Where npwd is stronger is that it uses scrypt, an algorithm specifically designed to be slow to calculate even in optimal circumstances. An expensive mining rig for scrypt-based Litecoin (an AMD R9 290X GPU) only calculates between 0.72 million and 1 million hashes per second, while the same hardware calculating MD5 hashes has been benchmarked at over 10 billion per second per GPU (oclHashCat). Depending on the variables, npwd may in fact be even slower to brute force than Litecoin.

But while it’s much stronger than a normal password, npwd has the same drawbacks that apply to any key derivation password system like this.

Since the salt is the name of the website, an attacker can pre-calculate hashes for a given site, particularly for weak passwords. Once one password is broken, the attacker now knows the base password and can generate all others. It’s essentially just very good obfuscation of what may be a weak master password.

With a traditional password manager, the generated passwords are completely random, meaning they cannot be calculated from the master password - the attacker needs the user’s password safe, or the generated passwords can be practically unbreakable.

Anyone sufficiently tech savvy to install a Node.js program from Github is also likely to have the technical skill to install something that generates stronger passwords. The only advantage to npwd’s approach is that you don’t need to store a password file at all.
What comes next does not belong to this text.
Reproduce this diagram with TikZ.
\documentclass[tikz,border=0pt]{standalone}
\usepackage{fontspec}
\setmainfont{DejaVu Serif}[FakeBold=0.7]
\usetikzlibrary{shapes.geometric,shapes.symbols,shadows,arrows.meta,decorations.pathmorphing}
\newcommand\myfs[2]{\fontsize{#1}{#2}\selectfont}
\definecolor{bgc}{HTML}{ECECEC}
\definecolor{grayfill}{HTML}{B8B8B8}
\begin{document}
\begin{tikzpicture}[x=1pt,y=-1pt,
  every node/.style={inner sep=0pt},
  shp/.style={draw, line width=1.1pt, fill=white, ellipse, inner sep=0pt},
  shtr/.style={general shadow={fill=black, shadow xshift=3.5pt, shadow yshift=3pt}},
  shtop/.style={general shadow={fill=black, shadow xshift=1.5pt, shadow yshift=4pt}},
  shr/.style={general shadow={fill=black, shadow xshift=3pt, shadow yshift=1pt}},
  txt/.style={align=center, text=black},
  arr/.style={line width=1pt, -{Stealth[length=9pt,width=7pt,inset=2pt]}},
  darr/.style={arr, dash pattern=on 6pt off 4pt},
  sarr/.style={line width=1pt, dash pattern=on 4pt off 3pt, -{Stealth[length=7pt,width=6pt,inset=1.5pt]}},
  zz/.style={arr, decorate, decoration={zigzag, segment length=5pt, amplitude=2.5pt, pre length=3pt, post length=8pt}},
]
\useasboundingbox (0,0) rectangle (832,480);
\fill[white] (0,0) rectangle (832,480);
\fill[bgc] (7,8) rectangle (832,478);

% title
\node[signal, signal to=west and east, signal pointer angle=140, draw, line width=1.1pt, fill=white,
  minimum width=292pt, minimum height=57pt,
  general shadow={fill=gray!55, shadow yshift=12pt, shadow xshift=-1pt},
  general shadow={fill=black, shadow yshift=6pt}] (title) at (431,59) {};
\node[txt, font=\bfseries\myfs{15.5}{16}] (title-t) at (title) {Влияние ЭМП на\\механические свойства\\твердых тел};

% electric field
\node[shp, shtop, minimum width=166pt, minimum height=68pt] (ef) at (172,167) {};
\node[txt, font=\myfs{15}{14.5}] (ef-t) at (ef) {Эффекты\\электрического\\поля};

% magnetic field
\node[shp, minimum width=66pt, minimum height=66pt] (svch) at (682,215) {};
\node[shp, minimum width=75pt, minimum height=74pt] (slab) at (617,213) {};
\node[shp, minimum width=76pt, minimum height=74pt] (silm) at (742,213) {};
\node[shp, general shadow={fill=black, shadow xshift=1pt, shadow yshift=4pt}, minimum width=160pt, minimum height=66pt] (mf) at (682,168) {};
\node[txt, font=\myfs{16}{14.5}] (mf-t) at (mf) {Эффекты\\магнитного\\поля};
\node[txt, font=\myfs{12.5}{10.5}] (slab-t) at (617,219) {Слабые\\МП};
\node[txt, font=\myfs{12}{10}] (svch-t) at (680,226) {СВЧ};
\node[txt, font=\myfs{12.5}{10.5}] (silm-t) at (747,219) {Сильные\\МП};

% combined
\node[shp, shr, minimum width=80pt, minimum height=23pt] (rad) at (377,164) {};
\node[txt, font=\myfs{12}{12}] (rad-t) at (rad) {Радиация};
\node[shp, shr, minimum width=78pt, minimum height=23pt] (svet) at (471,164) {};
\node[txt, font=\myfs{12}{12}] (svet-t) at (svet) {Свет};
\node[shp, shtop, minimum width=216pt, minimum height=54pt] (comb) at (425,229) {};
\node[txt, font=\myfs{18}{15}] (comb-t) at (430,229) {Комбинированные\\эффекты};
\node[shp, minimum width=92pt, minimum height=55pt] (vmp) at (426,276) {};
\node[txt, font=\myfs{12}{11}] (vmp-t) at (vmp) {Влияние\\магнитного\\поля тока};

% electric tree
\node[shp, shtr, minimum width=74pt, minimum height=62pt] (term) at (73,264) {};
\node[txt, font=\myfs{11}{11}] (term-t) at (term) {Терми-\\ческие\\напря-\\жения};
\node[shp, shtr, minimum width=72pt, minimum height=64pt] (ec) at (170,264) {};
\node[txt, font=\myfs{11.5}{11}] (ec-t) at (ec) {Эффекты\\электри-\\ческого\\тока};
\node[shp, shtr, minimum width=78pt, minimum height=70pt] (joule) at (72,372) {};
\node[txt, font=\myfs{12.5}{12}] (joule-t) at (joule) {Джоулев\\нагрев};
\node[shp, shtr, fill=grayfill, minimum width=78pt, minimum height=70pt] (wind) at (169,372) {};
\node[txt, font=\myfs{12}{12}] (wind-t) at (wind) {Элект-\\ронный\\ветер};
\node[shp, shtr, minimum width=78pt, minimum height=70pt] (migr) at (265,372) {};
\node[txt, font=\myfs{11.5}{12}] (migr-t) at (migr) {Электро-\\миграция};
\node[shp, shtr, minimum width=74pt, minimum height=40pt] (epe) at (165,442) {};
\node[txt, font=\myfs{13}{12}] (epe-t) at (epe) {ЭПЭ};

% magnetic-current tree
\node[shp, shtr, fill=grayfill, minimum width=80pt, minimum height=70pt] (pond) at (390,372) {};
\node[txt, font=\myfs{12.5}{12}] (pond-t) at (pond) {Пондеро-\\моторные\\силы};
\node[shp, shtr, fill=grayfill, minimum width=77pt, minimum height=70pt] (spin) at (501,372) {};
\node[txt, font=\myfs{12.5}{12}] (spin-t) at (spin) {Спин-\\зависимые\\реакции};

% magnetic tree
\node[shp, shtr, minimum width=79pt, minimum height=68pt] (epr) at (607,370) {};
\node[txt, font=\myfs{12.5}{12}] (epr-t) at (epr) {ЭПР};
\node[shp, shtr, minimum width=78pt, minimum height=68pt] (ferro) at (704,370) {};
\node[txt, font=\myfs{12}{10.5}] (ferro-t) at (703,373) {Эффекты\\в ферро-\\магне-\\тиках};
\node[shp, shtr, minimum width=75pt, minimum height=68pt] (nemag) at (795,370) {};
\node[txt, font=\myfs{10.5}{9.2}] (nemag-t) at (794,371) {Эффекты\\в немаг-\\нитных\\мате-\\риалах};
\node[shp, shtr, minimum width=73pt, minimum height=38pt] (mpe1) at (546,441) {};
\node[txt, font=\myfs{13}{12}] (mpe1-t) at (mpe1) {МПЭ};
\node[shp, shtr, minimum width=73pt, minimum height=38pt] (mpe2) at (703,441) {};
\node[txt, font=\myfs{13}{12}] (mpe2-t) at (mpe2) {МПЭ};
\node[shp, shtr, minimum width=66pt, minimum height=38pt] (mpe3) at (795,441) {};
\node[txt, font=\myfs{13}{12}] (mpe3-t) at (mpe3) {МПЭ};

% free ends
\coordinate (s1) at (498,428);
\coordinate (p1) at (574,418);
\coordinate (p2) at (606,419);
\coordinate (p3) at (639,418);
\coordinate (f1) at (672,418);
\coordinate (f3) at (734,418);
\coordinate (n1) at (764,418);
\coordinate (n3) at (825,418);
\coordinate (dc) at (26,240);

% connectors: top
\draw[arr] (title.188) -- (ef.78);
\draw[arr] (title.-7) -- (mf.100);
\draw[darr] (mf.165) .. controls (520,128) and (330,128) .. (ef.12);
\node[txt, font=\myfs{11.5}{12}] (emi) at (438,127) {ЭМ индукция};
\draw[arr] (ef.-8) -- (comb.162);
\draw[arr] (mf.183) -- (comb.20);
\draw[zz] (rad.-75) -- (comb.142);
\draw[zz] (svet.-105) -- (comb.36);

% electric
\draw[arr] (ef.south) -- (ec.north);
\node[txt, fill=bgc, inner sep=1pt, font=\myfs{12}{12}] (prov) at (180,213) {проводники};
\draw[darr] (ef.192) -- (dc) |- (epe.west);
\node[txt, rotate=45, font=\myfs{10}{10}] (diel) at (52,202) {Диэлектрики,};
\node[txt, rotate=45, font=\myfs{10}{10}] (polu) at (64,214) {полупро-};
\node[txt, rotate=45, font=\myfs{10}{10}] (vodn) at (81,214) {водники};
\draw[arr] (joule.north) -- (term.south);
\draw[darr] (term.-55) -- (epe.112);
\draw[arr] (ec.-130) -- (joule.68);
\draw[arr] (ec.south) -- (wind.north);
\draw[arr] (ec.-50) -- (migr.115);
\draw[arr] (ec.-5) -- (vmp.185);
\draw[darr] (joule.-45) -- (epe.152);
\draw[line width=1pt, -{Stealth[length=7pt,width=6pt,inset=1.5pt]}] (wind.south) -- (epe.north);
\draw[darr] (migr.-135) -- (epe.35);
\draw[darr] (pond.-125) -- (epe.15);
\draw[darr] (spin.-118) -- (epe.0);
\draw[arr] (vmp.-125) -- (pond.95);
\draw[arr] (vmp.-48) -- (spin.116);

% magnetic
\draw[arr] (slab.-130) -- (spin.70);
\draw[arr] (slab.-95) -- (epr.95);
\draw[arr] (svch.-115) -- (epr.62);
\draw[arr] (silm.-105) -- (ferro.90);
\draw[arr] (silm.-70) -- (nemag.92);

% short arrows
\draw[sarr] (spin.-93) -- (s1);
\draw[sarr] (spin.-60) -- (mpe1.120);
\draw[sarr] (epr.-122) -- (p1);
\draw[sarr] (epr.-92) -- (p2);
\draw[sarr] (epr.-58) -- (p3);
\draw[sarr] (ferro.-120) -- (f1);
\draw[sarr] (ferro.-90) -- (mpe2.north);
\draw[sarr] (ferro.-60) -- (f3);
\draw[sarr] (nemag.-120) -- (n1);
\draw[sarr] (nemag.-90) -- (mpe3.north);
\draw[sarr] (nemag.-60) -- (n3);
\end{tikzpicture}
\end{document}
However, that one advantage has benefits in some circumstances. You don’t need to sync your password safe between multiple devices. Your password safe can’t be intercepted in transit or copied from your computer. You can’t be forced to unlock your password safe at a border checkpoint. You don’t have to reset all your passwords if you lose your password safe to theft or data loss (although you do if someone cracks one of your passwords).

In conclusion, npwd makes passwords stronger, but for most people it’s much better to use a full-featured password manager. A properly randomly generated very long password is practically unbreakable with today’s technology or even tomorrow’s, while even the best password-stretching algorithm is still limited by the strength of the original password.

Update (August 2025): npwd is no longer available, but this article will be left up for historic interest.